From 12 June to 16 August 1944, Levy screened the oilers which supported the invasion of the Marianas and fueled Admiral Mitscher's carriers during the Battle of the Philippine Sea, in which American carrier-based planes caused significant damage to Japanese naval airpower. For the next four months, she escorted TG 30.8 which refueled and replenished the 3rd Fleet during the conquest of the western Carolines and the liberation of Leyte. On 20 November, while escorting a convoy from Ulithi for another rendezvous with Mitscher's flattops, Levy drove off enemy planes which attacked the formation. She sailed from Eniwetok on 24 November for the west coast and arrived San Diego on 8 December for a month-long overhaul.
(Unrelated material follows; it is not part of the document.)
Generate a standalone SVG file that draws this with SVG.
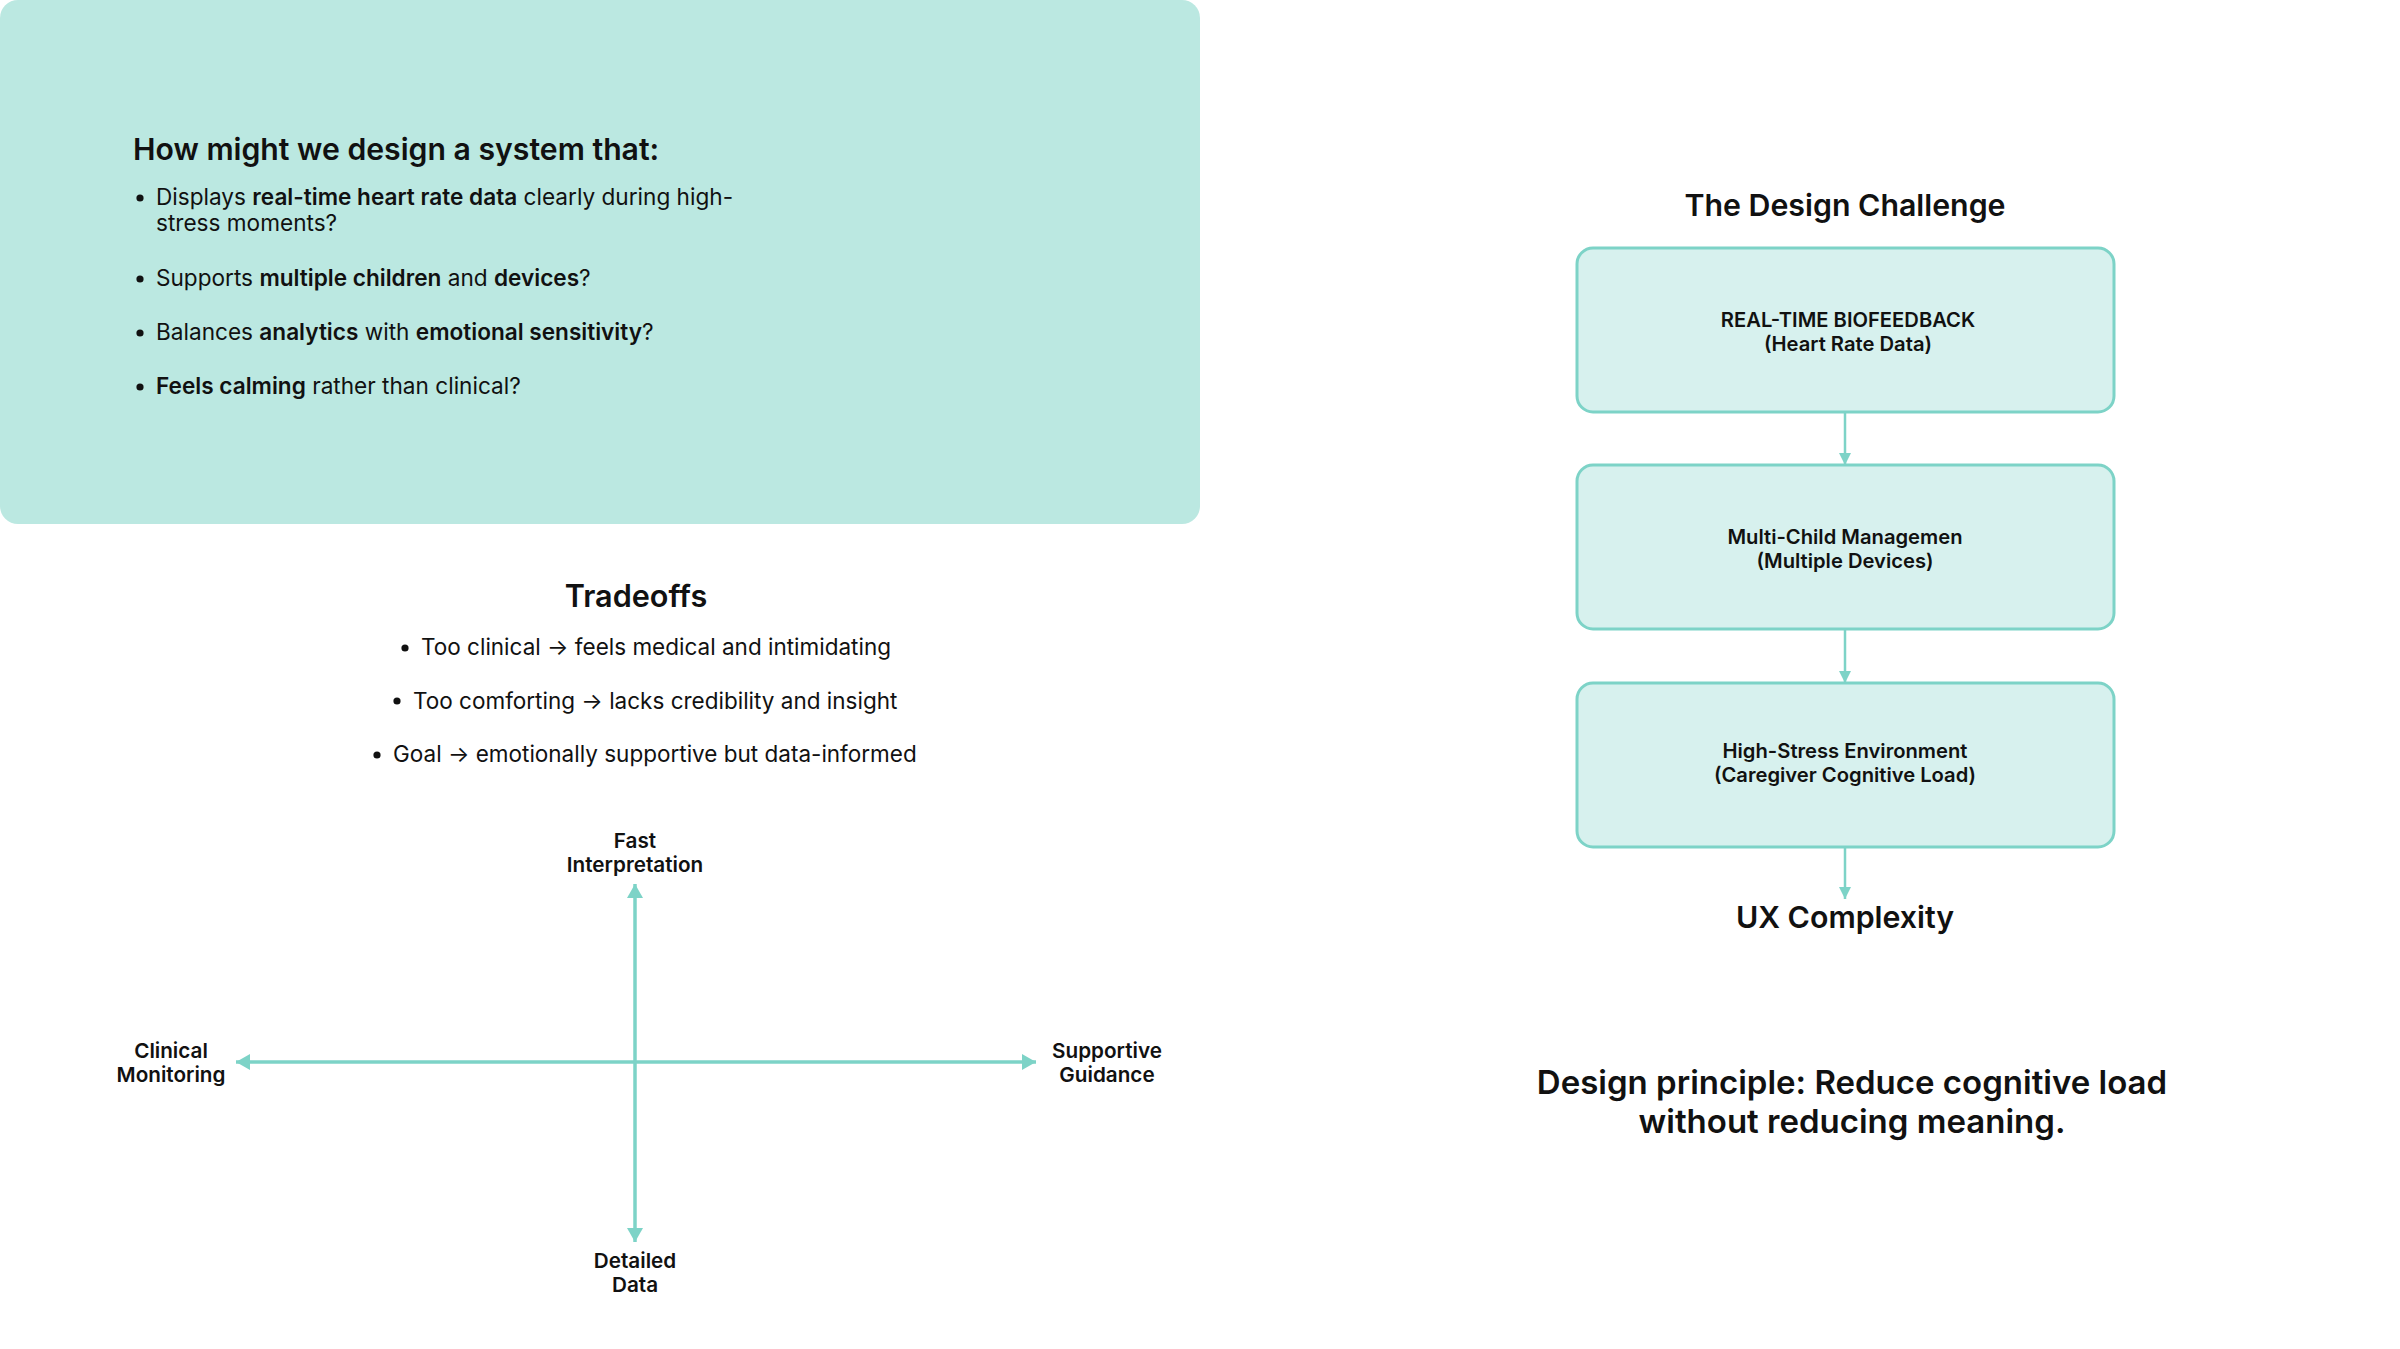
<svg xmlns="http://www.w3.org/2000/svg" width="2400" height="1349" viewBox="0 0 2400 1349">
<style>
text{font-family:Inter,"Noto Sans","Liberation Sans",sans-serif;fill:#111}
.h{font-size:30.2px;font-weight:600}
.b{font-size:22.6px;font-weight:400}
.b tspan.s{font-weight:600}
.t{font-size:22.5px;font-weight:400}
.lab{font-size:20.7px;font-weight:600;text-anchor:middle}
.box{fill:#D7F1EE;stroke:#7DD3C7;stroke-width:3}
.bt{font-size:20.2px;font-weight:600;text-anchor:middle}
.ttl{font-size:30.3px;font-weight:600;text-anchor:middle}
.ax{stroke:#7DD3C7;stroke-width:3.5;fill:none}
.cn{stroke:#7DD3C7;stroke-width:2.5;fill:none}
</style>
<defs>
<marker id="ah" markerUnits="userSpaceOnUse" markerWidth="16" markerHeight="18" refX="14" refY="9" orient="auto-start-reverse"><path d="M0,1 L14,9 L0,17 Z" fill="#7DD3C7"/></marker>
<marker id="ahs" markerUnits="userSpaceOnUse" markerWidth="14" markerHeight="14" refX="12" refY="7" orient="auto"><path d="M0,1 L12,7 L0,13 Z" fill="#7DD3C7"/></marker>
</defs>
<g id="panel">
<rect x="0" y="0" width="1200" height="524" rx="18" fill="#BBE8E1"/>
<text class="h" x="133" y="160">How might we design a system that:</text>
<g>
<circle cx="140" cy="198" r="3.6" fill="#111"/>
<text class="b" x="156" y="205">Displays <tspan class="s">real-time heart rate data</tspan> clearly during high-</text>
<text class="b" x="156" y="231">stress moments?</text>
<circle cx="140" cy="279" r="3.6" fill="#111"/>
<text class="b" x="156" y="286">Supports <tspan class="s">multiple children</tspan> and <tspan class="s">devices</tspan>?</text>
<circle cx="140" cy="333" r="3.6" fill="#111"/>
<text class="b" x="156" y="340">Balances <tspan class="s">analytics</tspan> with <tspan class="s">emotional sensitivity</tspan>?</text>
<circle cx="140" cy="387" r="3.6" fill="#111"/>
<text class="b" x="156" y="394"><tspan class="s">Feels calming</tspan> rather than clinical?</text>
</g>
</g>
<g id="tradeoffs">
<text class="ttl" x="636" y="607" style="font-size:30.6px">Tradeoffs</text>
<circle cx="405" cy="648" r="3.6" fill="#111"/>
<text class="t" x="421" y="655">Too clinical → feels medical and intimidating</text>
<circle cx="397" cy="701" r="3.6" fill="#111"/>
<text class="t" x="413" y="709">Too comforting → lacks credibility and insight</text>
<circle cx="377" cy="755" r="3.6" fill="#111"/>
<text class="t" x="393" y="762">Goal → emotionally supportive but data-informed</text>
</g>
<g id="quadrant-labels">
<g id="top-label"><text class="lab" x="635" y="848">Fast</text><text class="lab" x="635" y="872">Interpretation</text></g>
<g id="left-label"><text class="lab" x="171" y="1058">Clinical</text><text class="lab" x="171" y="1082">Monitoring</text></g>
<g id="right-label"><text class="lab" x="1107" y="1058">Supportive</text><text class="lab" x="1107" y="1082">Guidance</text></g>
<g id="bottom-label"><text class="lab" x="635" y="1268">Detailed</text><text class="lab" x="635" y="1292">Data</text></g>
</g>
<g id="axes">
<line class="ax" x1="635" y1="1062" x2="635" y2="884" marker-end="url(#ah)"/>
<line class="ax" x1="635" y1="1062" x2="635" y2="1242" marker-end="url(#ah)"/>
<line class="ax" x1="635" y1="1062" x2="236" y2="1062" marker-end="url(#ah)"/>
<line class="ax" x1="635" y1="1062" x2="1036" y2="1062" marker-end="url(#ah)"/>
</g>
<text class="ttl" x="1845" y="216">The Design Challenge</text>
<g id="node1">
<rect class="box" x="1577" y="248" width="537" height="164" rx="16"/>
<text class="bt" x="1848" y="327">REAL-TIME BIOFEEDBACK</text>
<text class="bt" x="1848" y="351">(Heart Rate Data)</text>
</g>
<g id="node2">
<rect class="box" x="1577" y="465" width="537" height="164" rx="16"/>
<text class="bt" x="1845" y="544">Multi-Child Managemen</text>
<text class="bt" x="1845" y="568">(Multiple Devices)</text>
</g>
<g id="node3">
<rect class="box" x="1577" y="683" width="537" height="164" rx="16"/>
<text class="bt" x="1845" y="758">High-Stress Environment</text>
<text class="bt" x="1845" y="782">(Caregiver Cognitive Load)</text>
</g>
<g id="node4">
<text class="ttl" x="1845" y="928">UX Complexity</text>
</g>
<g id="connectors">
<line class="cn" x1="1845" y1="412" x2="1845" y2="465" marker-end="url(#ahs)"/>
<line class="cn" x1="1845" y1="629" x2="1845" y2="683" marker-end="url(#ahs)"/>
<line class="cn" x1="1845" y1="847" x2="1845" y2="899" marker-end="url(#ahs)"/>
</g>
<g id="principle">
<text class="ttl" x="1852" y="1094" style="font-size:33px">Design principle: Reduce cognitive load</text>
<text class="ttl" x="1852" y="1133" style="font-size:33px">without reducing meaning.</text>
</g>
</svg>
Early in March 1945 the ship returned to the Pacific war zones and resumed escort and ASW duty. During the last two months of the war, Levy helped blockade and bombard the remaining Japanese-held atolls in the Marshalls and rescued a boatload of natives who had escaped from enemy-held Jaluit.

August and September marked a high point of the ship's wartime career. Aboard Levy, Capt. H. D. Grow negotiated and accepted the surrender of Mili Atoll on 22 August. A few days later Levy witnessed the surrender of Jaluit Atoll. On 4 September, Wake Island surrendered to Brig. Gen. L. H. M. Sanderson, USMC, embarked in Levy.

Departing the Pacific theater on 17 September, the ship steamed, via San Francisco, for the east coast. On 15 November she joined the St. John's River Group, 16th Fleet, at Green Cove Springs, Florida, and was placed in commission, in reserve. She was decommissioned on 4 April 1947, and berthed at Norfolk, Virginia, as part of the Atlantic Inactive Fleet.

Finally struck from the Navy List on 2 August 1973, the ship was sold for scrap to the Boston Metals Co., Baltimore, Maryland, on 17 July 1974.

==Awards==
Levy received 5 battle stars for World War II service.